How to Decide on Terms
As PR professionals, we always advise our clients to approach off-the-record or background conversations with care. Any degree of this type of interaction requires one vital element: trust between the journalist and the source.
When deciding whether to approach a journalist with an off-the-record or background tip, consider how well you know the reporter’s beat. Will the information be of value to her and her readers? Is the information valuable to the public, overall?
Consider, too, how well you know the reporter as an individual. Have you shared sensitive information with her before? Were you able to agree on terms of a previous conversation, and did she and the publication uphold those terms?

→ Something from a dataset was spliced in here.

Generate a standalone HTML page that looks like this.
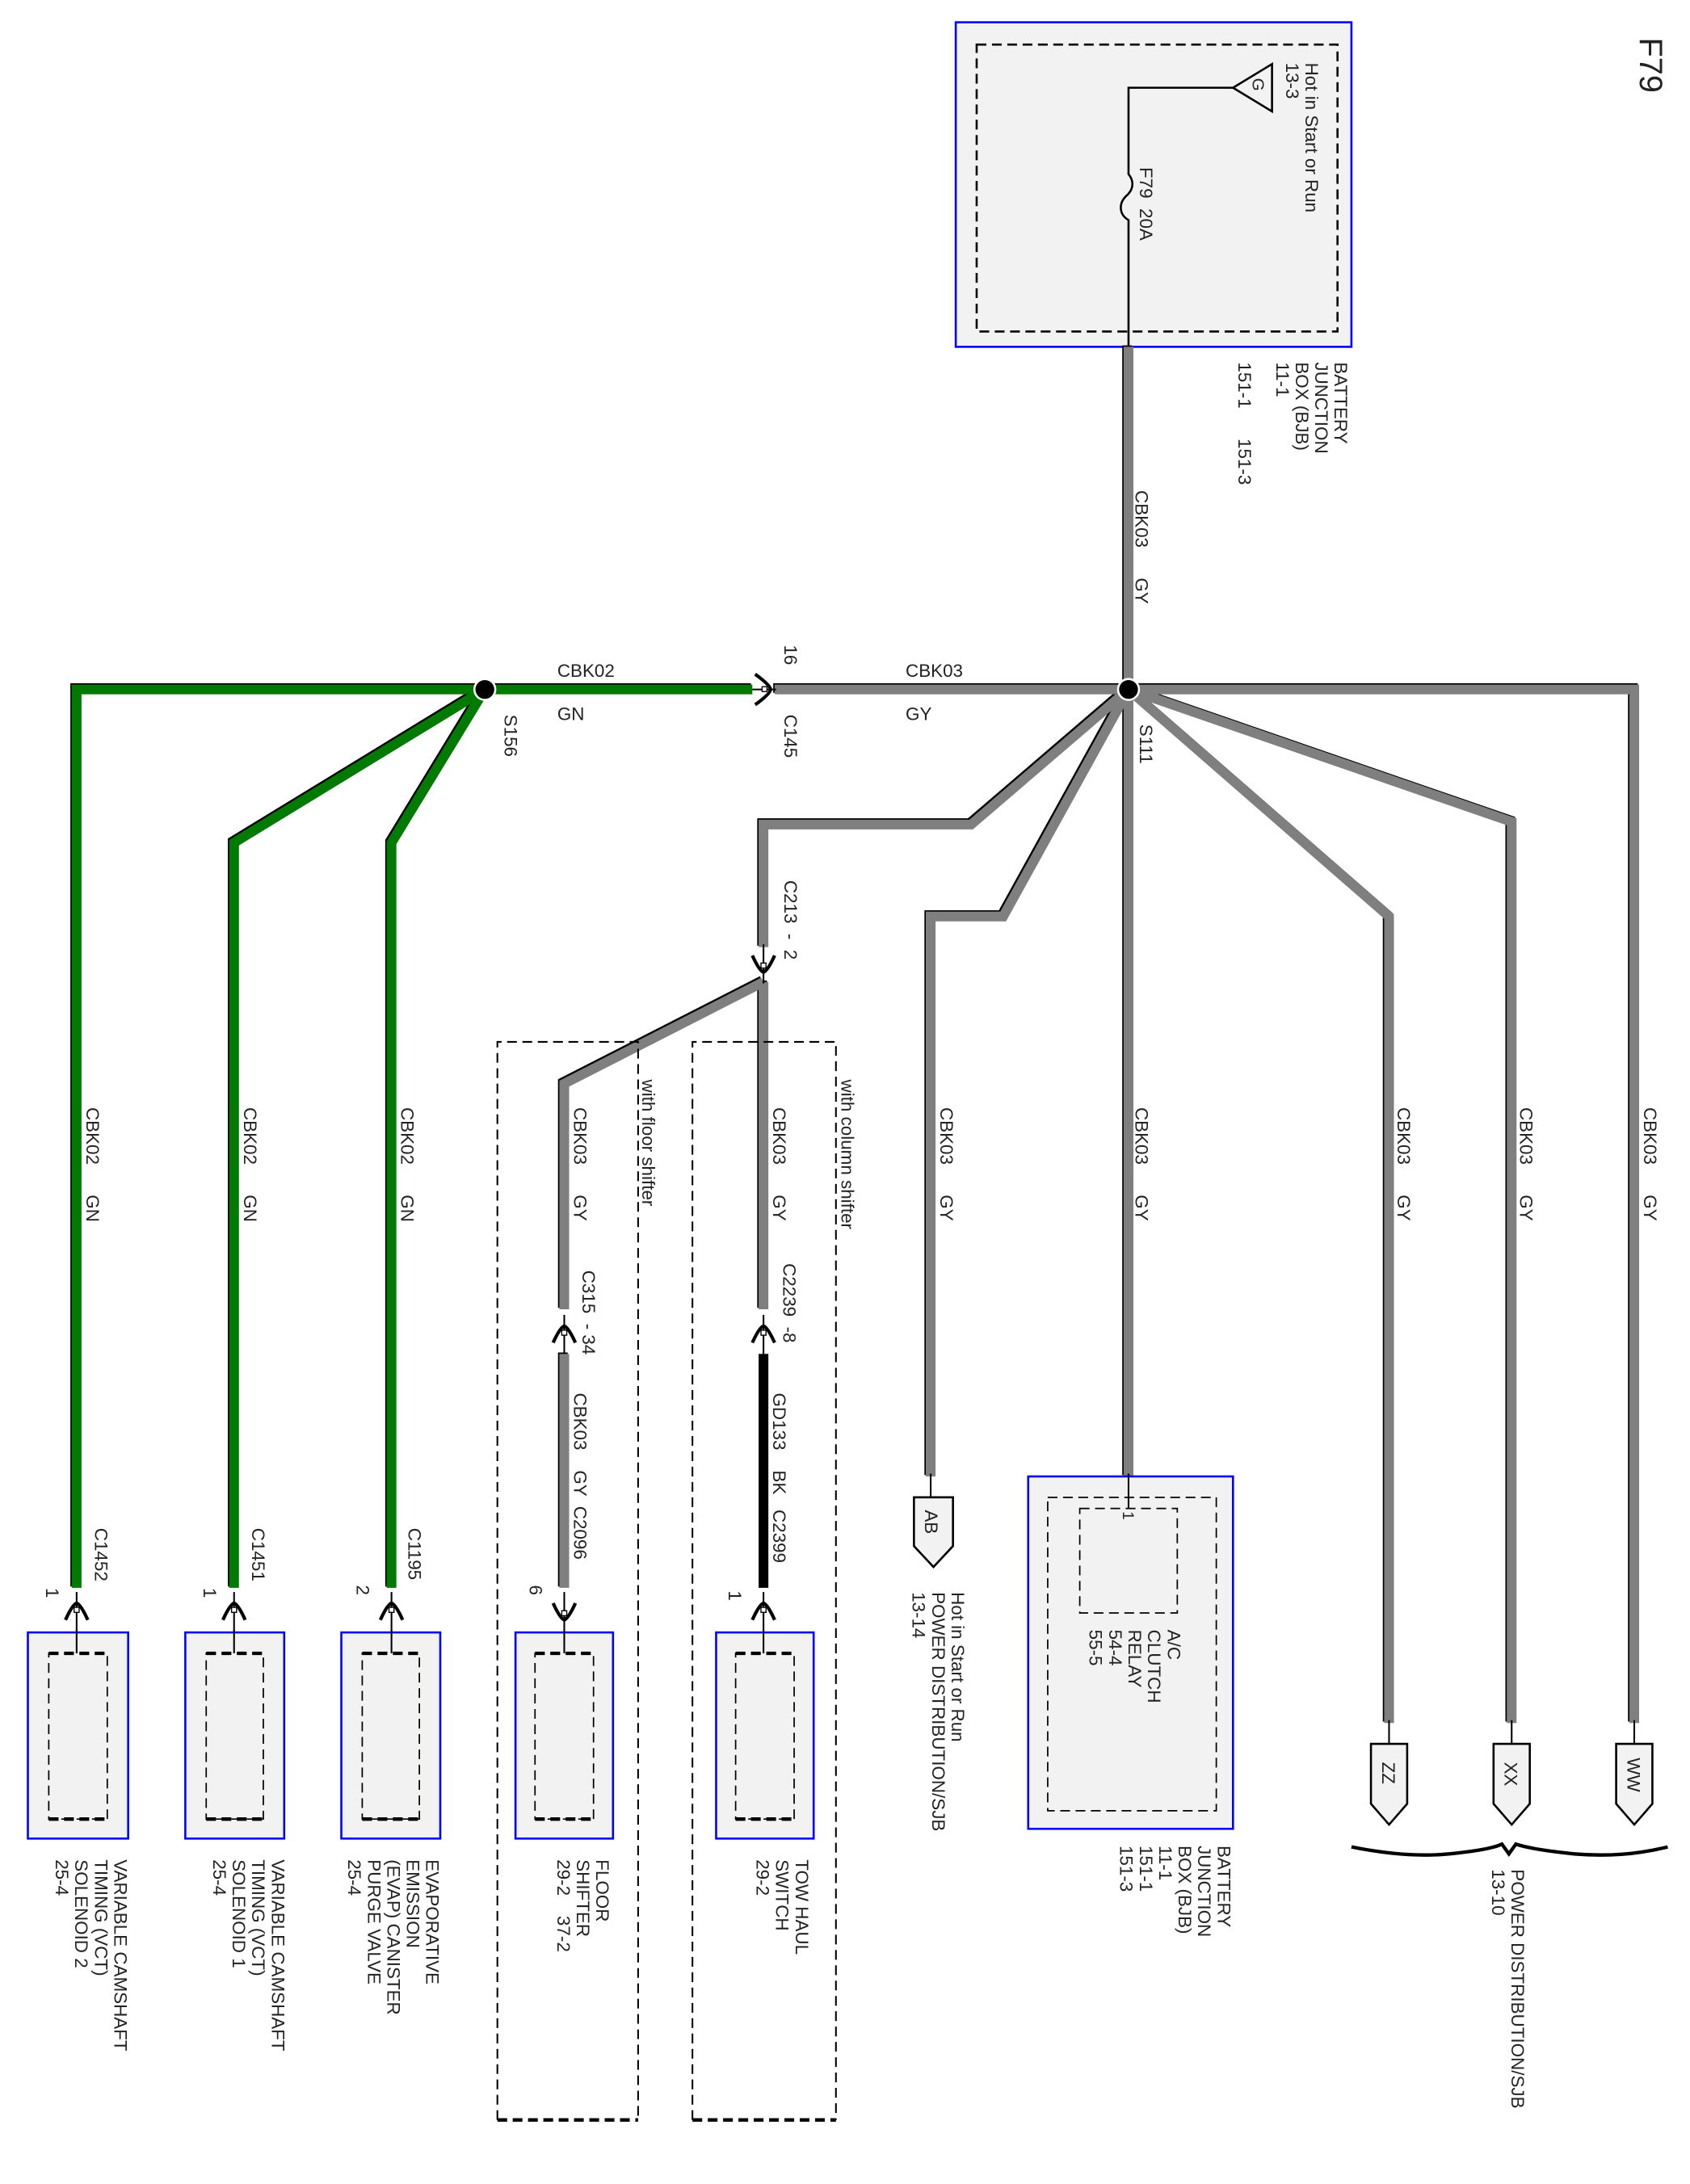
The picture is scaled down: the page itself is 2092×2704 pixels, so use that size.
<!DOCTYPE html>
<html><head><meta charset="utf-8"><style>
html,body{margin:0;padding:0;background:#fff;}
svg{display:block;}
text{font-family:"Liberation Sans",sans-serif;font-size:13px;fill:#222;white-space:pre;}
.w{fill:none;stroke-linejoin:miter;}
</style></head><body>
<svg width="2092" height="2704" viewBox="0 0 1213 1568" preserveAspectRatio="none" xmlns="http://www.w3.org/2000/svg" xml:space="preserve">
<defs>
<g id="cup"><line x1="0" y1="-14" x2="0" y2="14" stroke="#000" stroke-width="1.2"/><path d="M-8,6 Q-3,-5 0,-6 Q3,-5 8,6" fill="none" stroke="#000" stroke-width="2.4"/><rect x="-1.8" y="-3" width="3.6" height="3.6" fill="#fff" stroke="#000" stroke-width="0.8"/></g>
</defs>
<rect width="1213" height="1568" fill="#fff"/>

<text transform="translate(1177,27) rotate(90)" style="font-size:23px">F79</text>

<rect x="686" y="16" width="284" height="233" fill="#f2f2f2" stroke="#0000ff" stroke-width="1.5"/>
<rect x="701" y="32" width="259" height="206" fill="none" stroke="#000" stroke-width="1.5" stroke-dasharray="7,4"/>
<path d="M810,249 L810,158 C803,154 803,146 808,141 C814,136 814,130 810,125 L810,63 L885,63" fill="none" stroke="#000" stroke-width="1.5"/>
<polygon points="885,63 913,46 913,80" fill="#f2f2f2" stroke="#000" stroke-width="1.5"/>
<text transform="translate(899,56) rotate(90)" style="font-size:12px">G</text>
<text transform="translate(937,45) rotate(90)">Hot in Start or Run</text>
<text transform="translate(923,45) rotate(90)">13-3</text>
<text transform="translate(818,120) rotate(90)">F79  20A</text>
<text transform="translate(958,260) rotate(90)">BATTERY</text>
<text transform="translate(944,260) rotate(90)">JUNCTION</text>
<text transform="translate(930,260) rotate(90)">BOX (BJB)</text>
<text transform="translate(916,260) rotate(90)">11-1</text>
<text transform="translate(889,260) rotate(90)">151-1      151-3</text>

<g class="w" stroke="#000" stroke-width="7" transform="translate(-1,-1)">
<path d="M810,249 L810,495"/>
<path d="M556,495 L1173,495 L1173,1237"/>
<path d="M810,495 L1085,590 L1085,1237"/>
<path d="M810,495 L997,658 L997,1237"/>
<path d="M810,495 L810,1060"/>
<path d="M810,495 L720,658 L668,658 L668,1060"/>
<path d="M810,495 L697,592 L548,592 L548,680"/>
<path d="M548,705 L548,940"/>
<path d="M548,705 L405,778 L405,940"/>
<path d="M405,972 L405,1140"/>
</g>
<g class="w" stroke="#7f7f7f" stroke-width="7">
<path d="M810,249 L810,495"/>
<path d="M556,495 L1173,495 L1173,1237"/>
<path d="M810,495 L1085,590 L1085,1237"/>
<path d="M810,495 L997,658 L997,1237"/>
<path d="M810,495 L810,1060"/>
<path d="M810,495 L720,658 L668,658 L668,1060"/>
<path d="M810,495 L697,592 L548,592 L548,680"/>
<path d="M548,705 L548,940"/>
<path d="M548,705 L405,778 L405,940"/>
<path d="M405,972 L405,1140"/>
</g>
<path d="M548,972 L548,1140" stroke="#000" stroke-width="7"/>

<g class="w" stroke="#000" stroke-width="7" transform="translate(-1,-1)">
<path d="M540,495 L55,495 L55,1140"/>
<path d="M348,495 L168,605 L168,1140"/>
<path d="M348,495 L281,605 L281,1140"/>
</g>
<g class="w" stroke="#007a00" stroke-width="7">
<path d="M540,495 L55,495 L55,1140"/>
<path d="M348,495 L168,605 L168,1140"/>
<path d="M348,495 L281,605 L281,1140"/>
</g>

<circle cx="348" cy="495" r="7.5" fill="#000" stroke="#fff" stroke-width="1.5"/>
<circle cx="810" cy="495" r="7.5" fill="#000" stroke="#fff" stroke-width="1.5"/>

<line x1="540" y1="495" x2="557" y2="495" stroke="#000" stroke-width="1.2"/>
<path d="M542,484 Q553,492 553,495 Q553,498 542,506" fill="none" stroke="#000" stroke-width="2.4"/>
<rect x="547" y="493" width="3.5" height="3.5" fill="#fff" stroke="#000" stroke-width="0.8"/>
<text x="400" y="486">CBK02</text>
<text x="400" y="517">GN</text>
<text x="650" y="486">CBK03</text>
<text x="650" y="517">GY</text>
<text transform="translate(563,463) rotate(90)">16</text>
<text transform="translate(563,513) rotate(90)">C145</text>
<text transform="translate(362,513) rotate(90)">S156</text>
<text transform="translate(818,520) rotate(90)">S111</text>

<use href="#cup" transform="translate(548,692) scale(1,-1)"/>
<text transform="translate(563,632) rotate(90)">C213  -  2</text>

<path d="M357,1522 L357,748 L458,748 L458,1522" fill="none" stroke="#000" stroke-width="1.2" stroke-dasharray="7,4"/>
<line x1="357" y1="1522" x2="458" y2="1522" stroke="#000" stroke-width="2.5" stroke-dasharray="7,4"/>
<path d="M497,1522 L497,748 L600,748 L600,1522" fill="none" stroke="#000" stroke-width="1.2" stroke-dasharray="7,4"/>
<line x1="497" y1="1522" x2="600" y2="1522" stroke="#000" stroke-width="2.5" stroke-dasharray="7,4"/>
<text transform="translate(461,775) rotate(90)">with floor shifter</text>
<text transform="translate(604,775) rotate(90)">with column shifter</text>

<use href="#cup" transform="translate(405,958)"/>
<use href="#cup" transform="translate(548,958)"/>
<text transform="translate(418,912) rotate(90)">C315  - 34</text>
<text transform="translate(562,907) rotate(90)">C2239  -8</text>
<text transform="translate(412,1000) rotate(90)">CBK03    GY  C2096</text>
<text transform="translate(555,1000) rotate(90)">GD133    BK   C2399</text>

<text transform="translate(62,795) rotate(90)">CBK02      GN</text>
<text transform="translate(175,795) rotate(90)">CBK02      GN</text>
<text transform="translate(288,795) rotate(90)">CBK02      GN</text>
<text transform="translate(412,795) rotate(90)">CBK03      GY</text>
<text transform="translate(555,795) rotate(90)">CBK03      GY</text>
<text transform="translate(675,795) rotate(90)">CBK03      GY</text>
<text transform="translate(815,795) rotate(90)">CBK03      GY</text>
<text transform="translate(1003,795) rotate(90)">CBK03      GY</text>
<text transform="translate(1091,795) rotate(90)">CBK03      GY</text>
<text transform="translate(1180,795) rotate(90)">CBK03      GY</text>
<text transform="translate(815,352) rotate(90)">CBK03      GY</text>

<use href="#cup" transform="translate(55,1157)"/>
<use href="#cup" transform="translate(168,1157)"/>
<use href="#cup" transform="translate(281,1157)"/>
<use href="#cup" transform="translate(405,1157) scale(1,-1)"/>
<use href="#cup" transform="translate(548,1157)"/>
<text transform="translate(68,1097) rotate(90)">C1452</text>
<text transform="translate(181,1097) rotate(90)">C1451</text>
<text transform="translate(293,1097) rotate(90)">C1195</text>
<text transform="translate(33,1140) rotate(90)">1</text>
<text transform="translate(146,1140) rotate(90)">1</text>
<text transform="translate(256,1138) rotate(90)">2</text>
<text transform="translate(380,1138) rotate(90)">6</text>
<text transform="translate(523,1142) rotate(90)">1</text>

<g fill="#f2f2f2" stroke="#0000ff" stroke-width="1.5">
<rect x="20" y="1172" width="72" height="148"/>
<rect x="133" y="1172" width="71" height="148"/>
<rect x="245" y="1172" width="71" height="148"/>
<rect x="370" y="1172" width="70" height="148"/>
<rect x="514" y="1172" width="70" height="148"/>
</g>
<g fill="none" stroke="#000" stroke-width="1" stroke-dasharray="7,4">
<rect x="35" y="1187" width="42" height="119"/>
<rect x="148" y="1187" width="41" height="119"/>
<rect x="260" y="1187" width="41" height="119"/>
<rect x="384" y="1187" width="42" height="119"/>
<rect x="528" y="1187" width="42" height="119"/>
</g>
<g stroke="#000" stroke-width="2.5" stroke-dasharray="7,4">
<line x1="35" y1="1187" x2="77" y2="1187"/><line x1="35" y1="1306" x2="77" y2="1306"/>
<line x1="148" y1="1187" x2="189" y2="1187"/><line x1="148" y1="1306" x2="189" y2="1306"/>
<line x1="260" y1="1187" x2="301" y2="1187"/><line x1="260" y1="1306" x2="301" y2="1306"/>
<line x1="384" y1="1187" x2="426" y2="1187"/><line x1="384" y1="1306" x2="426" y2="1306"/>
<line x1="528" y1="1187" x2="570" y2="1187"/><line x1="528" y1="1306" x2="570" y2="1306"/>
</g>
<g stroke="#000" stroke-width="1.2">
<line x1="55" y1="1170" x2="55" y2="1187"/>
<line x1="168" y1="1170" x2="168" y2="1187"/>
<line x1="281" y1="1170" x2="281" y2="1187"/>
<line x1="405" y1="1170" x2="405" y2="1187"/>
<line x1="548" y1="1170" x2="548" y2="1187"/>
</g>

<text transform="translate(82,1335) rotate(90)">VARIABLE CAMSHAFT</text>
<text transform="translate(68,1335) rotate(90)">TIMING (VCT)</text>
<text transform="translate(54,1335) rotate(90)">SOLENOID 2</text>
<text transform="translate(40,1335) rotate(90)">25-4</text>
<text transform="translate(195,1335) rotate(90)">VARIABLE CAMSHAFT</text>
<text transform="translate(181,1335) rotate(90)">TIMING (VCT)</text>
<text transform="translate(167,1335) rotate(90)">SOLENOID 1</text>
<text transform="translate(153,1335) rotate(90)">25-4</text>
<text transform="translate(306,1335) rotate(90)">EVAPORATIVE</text>
<text transform="translate(292,1335) rotate(90)">EMISSION</text>
<text transform="translate(278,1335) rotate(90)">(EVAP) CANISTER</text>
<text transform="translate(264,1335) rotate(90)">PURGE VALVE</text>
<text transform="translate(250,1335) rotate(90)">25-4</text>
<text transform="translate(428,1335) rotate(90)">FLOOR</text>
<text transform="translate(414,1335) rotate(90)">SHIFTER</text>
<text transform="translate(400,1335) rotate(90)">29-2    37-2</text>
<text transform="translate(571,1335) rotate(90)">TOW HAUL</text>
<text transform="translate(557,1335) rotate(90)">SWITCH</text>
<text transform="translate(543,1335) rotate(90)">29-2</text>

<line x1="668" y1="1058" x2="668" y2="1075" stroke="#000" stroke-width="1.2"/>
<polygon points="656,1075 684,1075 684,1110 670,1125 656,1110" fill="#f2f2f2" stroke="#000" stroke-width="1.5"/>
<text transform="translate(664,1084) rotate(90)">AB</text>
<text transform="translate(683,1143) rotate(90)">Hot in Start or Run</text>
<text transform="translate(669,1143) rotate(90)">POWER DISTRIBUTION/SJB</text>
<text transform="translate(655,1143) rotate(90)">13-14</text>

<rect x="738" y="1060" width="147" height="253" fill="#f2f2f2" stroke="#0000ff" stroke-width="1.5"/>
<rect x="752" y="1075" width="121" height="225" fill="none" stroke="#000" stroke-width="1" stroke-dasharray="7,4"/>
<rect x="775" y="1083" width="70" height="75" fill="none" stroke="#000" stroke-width="1" stroke-dasharray="7,4"/>
<line x1="810" y1="1058" x2="810" y2="1083" stroke="#000" stroke-width="1.2"/>
<text transform="translate(806,1085) rotate(90)" style="font-size:11px">1</text>
<text transform="translate(838,1170) rotate(90)">A/C</text>
<text transform="translate(824,1170) rotate(90)">CLUTCH</text>
<text transform="translate(810,1170) rotate(90)">RELAY</text>
<text transform="translate(796,1170) rotate(90)">54-4</text>
<text transform="translate(782,1170) rotate(90)">55-5</text>
<text transform="translate(874,1325) rotate(90)">BATTERY</text>
<text transform="translate(860,1325) rotate(90)">JUNCTION</text>
<text transform="translate(846,1325) rotate(90)">BOX (BJB)</text>
<text transform="translate(832,1325) rotate(90)">11-1</text>
<text transform="translate(818,1325) rotate(90)">151-1</text>
<text transform="translate(804,1325) rotate(90)">151-3</text>

<g stroke="#000" stroke-width="1.2">
<line x1="997" y1="1235" x2="997" y2="1252"/>
<line x1="1085" y1="1235" x2="1085" y2="1252"/>
<line x1="1173" y1="1235" x2="1173" y2="1252"/>
</g>
<g fill="#f2f2f2" stroke="#000" stroke-width="1.5">
<polygon points="984,1252 1010,1252 1010,1295 997,1310 984,1295"/>
<polygon points="1072,1252 1098,1252 1098,1295 1085,1310 1072,1295"/>
<polygon points="1160,1252 1186,1252 1186,1295 1173,1310 1160,1295"/>
</g>
<text transform="translate(992,1265) rotate(90)">ZZ</text>
<text transform="translate(1080,1265) rotate(90)">XX</text>
<text transform="translate(1168,1262) rotate(90)">WW</text>
<path d="M970,1326 Q1010,1334 1040,1331 Q1070,1328 1078,1324 L1083,1331 L1088,1324 Q1100,1328 1130,1331 Q1165,1334 1197,1326" fill="none" stroke="#000" stroke-width="2.5"/>
<text transform="translate(1085,1342) rotate(90)">POWER DISTRIBUTION/SJB</text>
<text transform="translate(1071,1342) rotate(90)">13-10</text>
</svg>
</body></html>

That type of trust really only can be developed over time. It also can be subject to the whims of an editor with whom you do not have a relationship. A reporter may have agreed not to use a source’s name, but by the time the piece gets to the editors, they decide that agreement is not in the publication’s best interest. Either the piece gets killed or the reporter has to go back to the source and renegotiate terms.
Bottom line: if you are at all uncertain about the terms of a conversation, don’t say anything you wouldn’t want to see printed on the front page or home page.
And remember, too, that even if both parties agree to go off the record or on background, the impressions and feelings created in the mind of the journalist by that conversation are long-lasting and can shape future coverage.
Many significant news stories have started out with deep background tips from a mysterious source. That was the case with my late night caller from the meatpacking plant.
When she first called, she was frightened but insistent. Over the course of several more calls, I won her trust, and then the trust of one of her colleagues. We eventually met in person, and the women retained an attorney who filed a suit against the plant, alleging that a video camera hidden in an office at the plant violated state laws protecting patients’ right to privacy and confidentiality.
The story announcing the lawsuit went A1, above-the-fold, fully on the record, and with art. (Translation = it was published on the top of the front page of the newspaper, with a photo of the plaintiffs as they announced their suit.)
If the source hadn’t taken a leap of faith and called the newsroom, and if I hadn’t agreed to that initial, deep background conversation, the story might never have come to light. That illustrates why it’s worthwhile to understand how to navigate sensitive conversations between journalists and sources.